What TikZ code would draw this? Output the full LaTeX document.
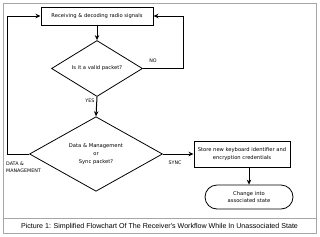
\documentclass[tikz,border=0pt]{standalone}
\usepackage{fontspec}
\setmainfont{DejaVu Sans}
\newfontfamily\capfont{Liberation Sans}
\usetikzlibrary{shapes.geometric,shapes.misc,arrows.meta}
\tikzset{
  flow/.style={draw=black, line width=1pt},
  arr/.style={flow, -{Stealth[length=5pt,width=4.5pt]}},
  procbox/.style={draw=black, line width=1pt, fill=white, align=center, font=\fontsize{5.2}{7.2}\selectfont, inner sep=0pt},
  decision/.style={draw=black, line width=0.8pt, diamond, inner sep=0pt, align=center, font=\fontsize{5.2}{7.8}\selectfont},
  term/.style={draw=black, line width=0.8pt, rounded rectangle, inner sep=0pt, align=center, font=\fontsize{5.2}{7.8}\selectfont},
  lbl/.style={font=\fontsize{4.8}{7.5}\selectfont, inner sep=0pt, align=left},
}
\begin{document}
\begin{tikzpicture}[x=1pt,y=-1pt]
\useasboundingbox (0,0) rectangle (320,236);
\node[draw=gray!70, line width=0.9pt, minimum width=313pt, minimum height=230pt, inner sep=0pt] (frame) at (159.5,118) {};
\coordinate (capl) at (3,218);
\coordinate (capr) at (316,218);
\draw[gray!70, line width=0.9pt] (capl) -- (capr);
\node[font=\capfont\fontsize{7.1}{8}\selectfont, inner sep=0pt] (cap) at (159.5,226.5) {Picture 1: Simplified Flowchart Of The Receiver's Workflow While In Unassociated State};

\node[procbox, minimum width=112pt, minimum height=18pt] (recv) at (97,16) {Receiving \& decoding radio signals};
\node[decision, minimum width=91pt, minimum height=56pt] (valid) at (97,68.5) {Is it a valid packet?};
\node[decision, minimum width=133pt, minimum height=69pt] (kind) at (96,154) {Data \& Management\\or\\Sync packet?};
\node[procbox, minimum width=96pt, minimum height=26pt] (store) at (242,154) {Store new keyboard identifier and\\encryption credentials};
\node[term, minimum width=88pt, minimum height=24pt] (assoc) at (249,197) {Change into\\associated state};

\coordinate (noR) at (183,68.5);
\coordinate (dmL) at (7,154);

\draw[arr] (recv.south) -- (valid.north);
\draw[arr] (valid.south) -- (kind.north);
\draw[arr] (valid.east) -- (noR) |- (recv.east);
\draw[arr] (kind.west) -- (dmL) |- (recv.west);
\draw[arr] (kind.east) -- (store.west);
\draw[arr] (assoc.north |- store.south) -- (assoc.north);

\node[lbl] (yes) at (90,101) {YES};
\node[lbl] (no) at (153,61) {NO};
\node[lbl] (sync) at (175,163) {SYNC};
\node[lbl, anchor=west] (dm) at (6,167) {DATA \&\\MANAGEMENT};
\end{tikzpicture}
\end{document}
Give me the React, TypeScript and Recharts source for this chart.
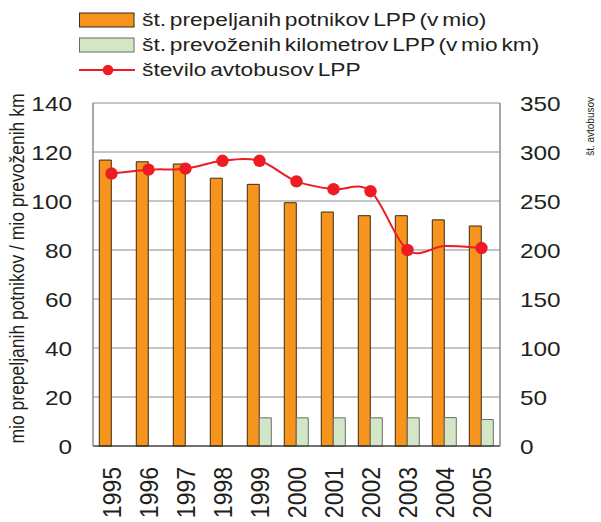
============================================================
# Exercise requirements:
Only the lines from the start of the material through the line containing "inner sep=0pt] (cap)" should be transcribed. Pictures stay out.

# Finished task:
What TikZ code would draw this? Output the full LaTeX document.
\documentclass[tikz,border=0pt]{standalone}
\usepackage{fontspec}
\setmainfont{DejaVu Sans}
\newfontfamily\capfont{Liberation Sans}
\usetikzlibrary{shapes.geometric,shapes.misc,arrows.meta}
\tikzset{
  flow/.style={draw=black, line width=1pt},
  arr/.style={flow, -{Stealth[length=5pt,width=4.5pt]}},
  procbox/.style={draw=black, line width=1pt, fill=white, align=center, font=\fontsize{5.2}{7.2}\selectfont, inner sep=0pt},
  decision/.style={draw=black, line width=0.8pt, diamond, inner sep=0pt, align=center, font=\fontsize{5.2}{7.8}\selectfont},
  term/.style={draw=black, line width=0.8pt, rounded rectangle, inner sep=0pt, align=center, font=\fontsize{5.2}{7.8}\selectfont},
  lbl/.style={font=\fontsize{4.8}{7.5}\selectfont, inner sep=0pt, align=left},
}
\begin{document}
\begin{tikzpicture}[x=1pt,y=-1pt]
\useasboundingbox (0,0) rectangle (320,236);
\node[draw=gray!70, line width=0.9pt, minimum width=313pt, minimum height=230pt, inner sep=0pt] (frame) at (159.5,118) {};
\coordinate (capl) at (3,218);
\coordinate (capr) at (316,218);
\draw[gray!70, line width=0.9pt] (capl) -- (capr);
\node[font=\capfont\fontsize{7.1}{8}\selectfont, inner sep=0pt] (cap) at (159.5,226.5) {Picture 1: Simplified Flowchart Of The Receiver's Workflow While In Unassociated State};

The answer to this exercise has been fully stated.